If there are any licensing issues here, it’s certainly something that’s being tested at the moment - lots of businesses are providing remote working continuity right now by connecting users to their usual desktops over RDP.
There is a licensing cost if they are using a Remote Desktop Gateway or any other aspect of remote desktop services on a Windows server to do it, but my understanding is that using some other VPN product to achieve the same (or guacamole) is all good… What you seem to have stumbled onto is the world of VDI which seems to be prohibitively expensive for anyone but large enterprise, due to a combination of Microsoft and Nvidia licensing costs in addition to the expensive hardware.
The larger licensing issue you might face would be if your current licenses are OEM (ie they came with the PC) you can’t transfer that license onto a virtual machine on a different computer.
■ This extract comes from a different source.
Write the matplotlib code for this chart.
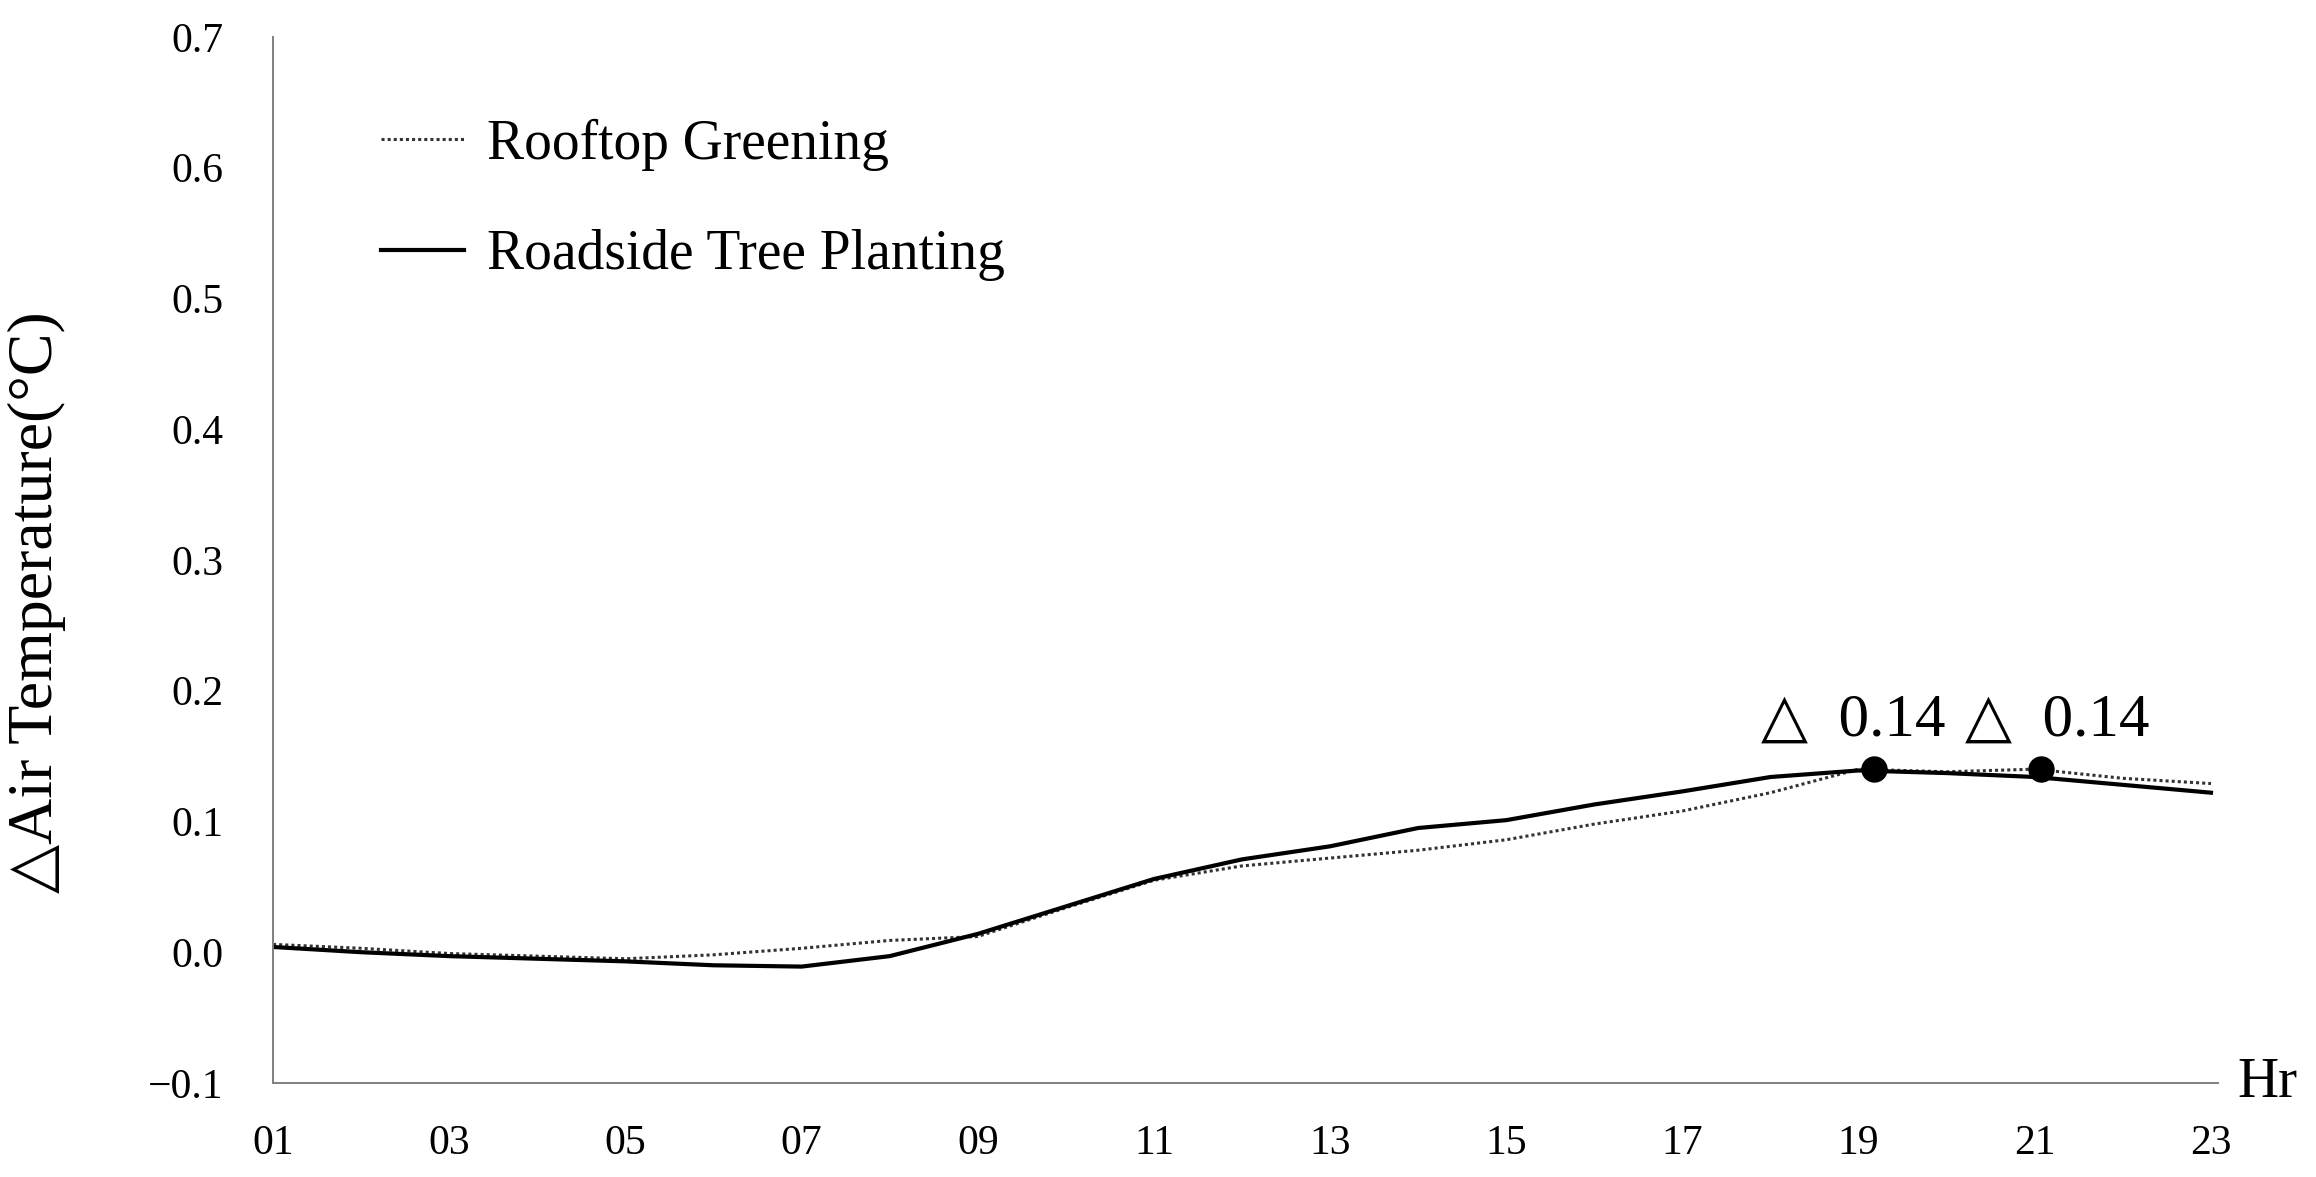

Pretty sure you can’t use them on a vm on the same computer actually.
I’m about two thirds through a thin client project - motivation is that we had to replace an old 2008 r2 session host for remote access anyway, and with the improvements to RDP in Win 10/2016, we might as well set up some thin clients to replace some of our more ancient desktops, as the experience should be considerably better.
The main point to make is that if you are planning that your thin clients run linux, the FreeRDP/Remmina client is much worse than the Microsoft client (on WIndows), because it doesn’t use any hardware acceleration.
Just for context on this, the modern RDP protocol uses an AVC 444 video stream to encode the entire screen - the encoding of this is hardware accelerated if such an encoder is available, so our Windows Session host has a Quadro P2200 assigned so that we can use the NVEnc chip for this part instead of chewing up our CPU - the average desktop can use intel quicksync for this purpose (this is another headache of your thin client proposal - you’ll struggle to avoid software encoding with several win 10 VMs).
Anyway, I hoped that a Raspberry pi 4 (or even 3 for that matter) with it’s robust hardware decode capabilities would be a perfect thin client for this job… but freerdp can’t use it, so as soon as your user tries to watch a youtube video full screen they’re watching a slide show.
Similar hardware can be used if you are willing to use the Microsoft Remote Desktop Client for Android - this does use video acceleration, so on something like a Fire TV 4k stick, or half decent android TV box, the experience is fairly good… but I found some keyboard shortcuts (like alt-tab) weren’t passed through, and if your monitor doesn’t run a standard tv resolution (ie 1920x1080) then it’s another headache getting the android device to run at that resolution.
So ultimately, I’ve bought a few Windows nettops to solve our problem - they are licensed to run Windows 10 pro so I’m going to thin it down and script them to behave as thin clients (https://gshaw0.wordpress.com/2017/06/11/build-your-own-thin-ish-client-with-windows-10-ltsb/ has someone detailing a similar project).
Of course, you might not care that your users can’t watch video/get graphic rich experiences, but it’s something to be aware of going in - your users will get a worse experience from this unless you plan and test carefully.
With all that said, I have to say your motivations for the project seem misplaced.
You protect the data integrity and availability of your files by storing them on a server (potentially with ZFS) and making sure you have regular backups.
If important work is being stored on the desktops (or as a safeguard against desktop data loss/downtime) you can run something like Veeam Agent (which is free and good) on the desktop to take regular backups, if the drive breaks you use the restore media and get the computer back within an hour - if the hardware is standardized you can just keep a spare desktop for this purpose if uptime is that important.
You need backups anyway, using Veeam is a much better solution for the issue you are talking about than coming up with your own mini-VDI infrastructure.